Вот разрушение этой многолетней легенды о блатарях-романтиках — одна из очередных задач нашей художественной литературы.
Блатарей в Вашем лагере нет!
Ваш лагерь без вшей! Служба охраны не отвечает за план, не выбивает его прикладами. Кот!
Махорку меряют стаканом! Не таскают к следователю.
Не посылают после работы за пять километров в лес за дровами.
Не бьют.
Хлеб оставляют в матрасе. В матрасе! Да ещё набитом! Да ещё и подушка есть! Работают в тепле.
Хлеб оставляют дома! Ложками едят! Где этот чудный лагерь? Хоть бы с годок там посидеть в своё время.
Сразу видно, что руки у Шухова не отморожены, когда он суёт пальцы в холодную воду. Двадцать пять лет прошло, а я совать руки в ледяную воду не могу.

  •  

Художественная ткань так тонка, что различаешь латыша от эстонца.

  •  

Полежать в больнице, даже умереть на чистой постели, а не в бараке, не в забое, под сапогами бригадиров, конвоиров и нарядчиков — мечта всякого заключённого.

  •  

Вся Ваша повесть — это та долгожданная правда, без которой не может литература наша двигаться вперёд.

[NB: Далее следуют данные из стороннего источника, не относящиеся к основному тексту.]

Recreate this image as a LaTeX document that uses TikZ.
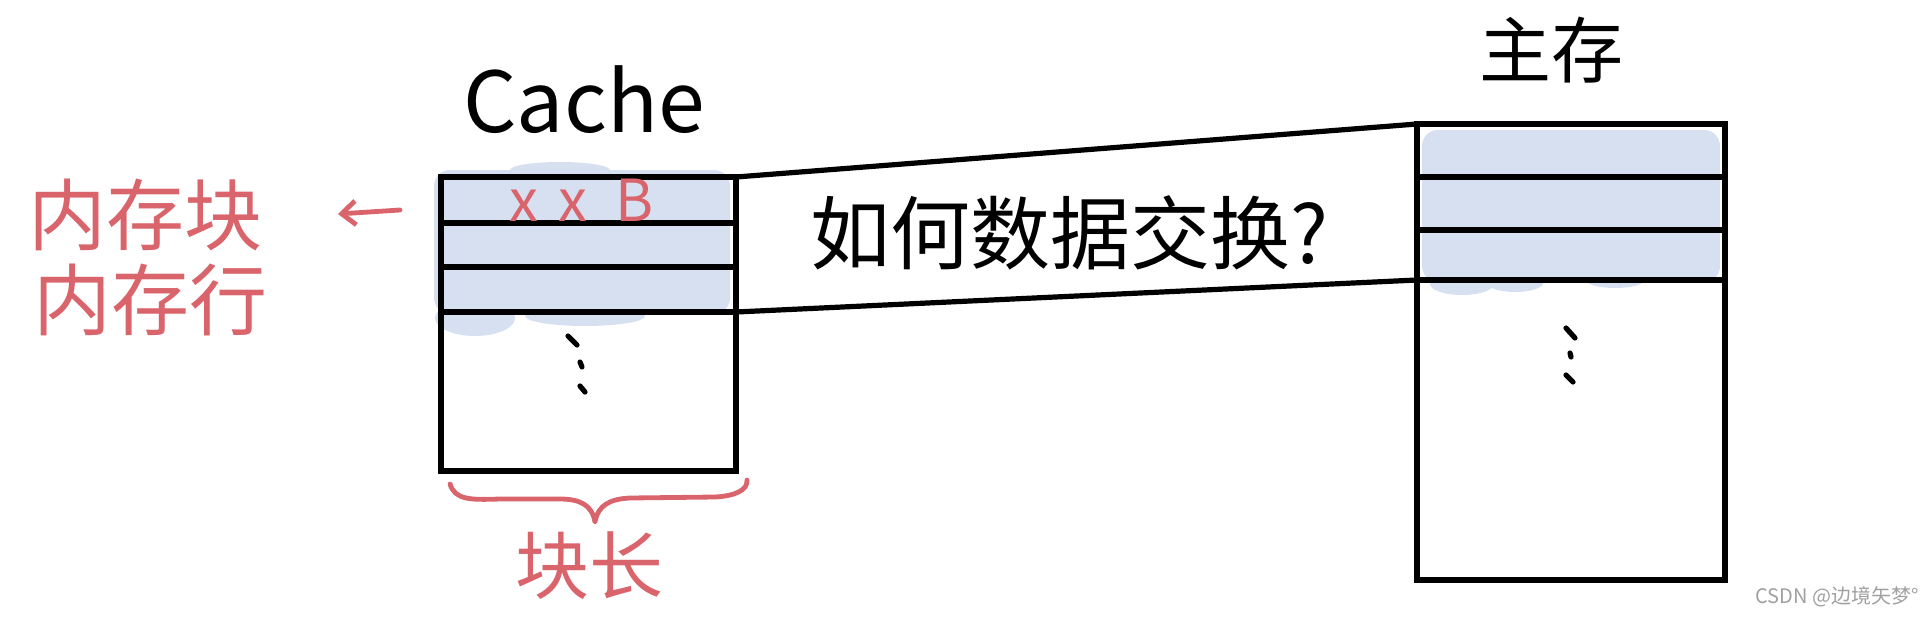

Все, кто умолчат об этом, исказят правду эту — подлецы. <…>
В 1958 году (!) в Боткинской больнице у меня заполняли историю болезни, как вели протокол допроса на следствии. И полпалаты гудело: «Не может быть, что́ он врёт, что он такое говорит!» И врачиха сказала: «В таких случаях ведь сильно преувеличивают, не правда ли?» И похлопала меня по плечу. И меня выписали. И только вмешательство редакции заставило начальника больницы перевести меня в другое отделение, где я и получил инвалидность.
Вот поэтому-то Ваша книга и имеет важность, не сравнимую ни с чем — ни с докладами, ни с письмами.

  •  

Со своей стороны я давно решил, что всю мою оставшуюся жизнь я посвящу именно этой правде. Я написал тысячу стихотворений, сто рассказов, с трудом опубликовал за шесть лет один сборник стихов-калек, стихов-инвалидов, где каждое стихотворение урезано, изуродовано.
Слова мои в нашем разговоре о ледоколе и маятнике[1] не были случайными словами. Сопротивление правде очень велико. А людям ведь не нужны ни ледоколы, ни маятники. Им нужна свободная вода, где не нужно никаких ледоколов.

Примечания

править
  1. В разговоре с Солженицыным при первой встрече в редакции журнала «Новый мир». Будет ли повесть началом разговора в СССР о лагере («ледоколом») или — его концом («крайним положением маятника»). — Прим. И. П. Сиротинской.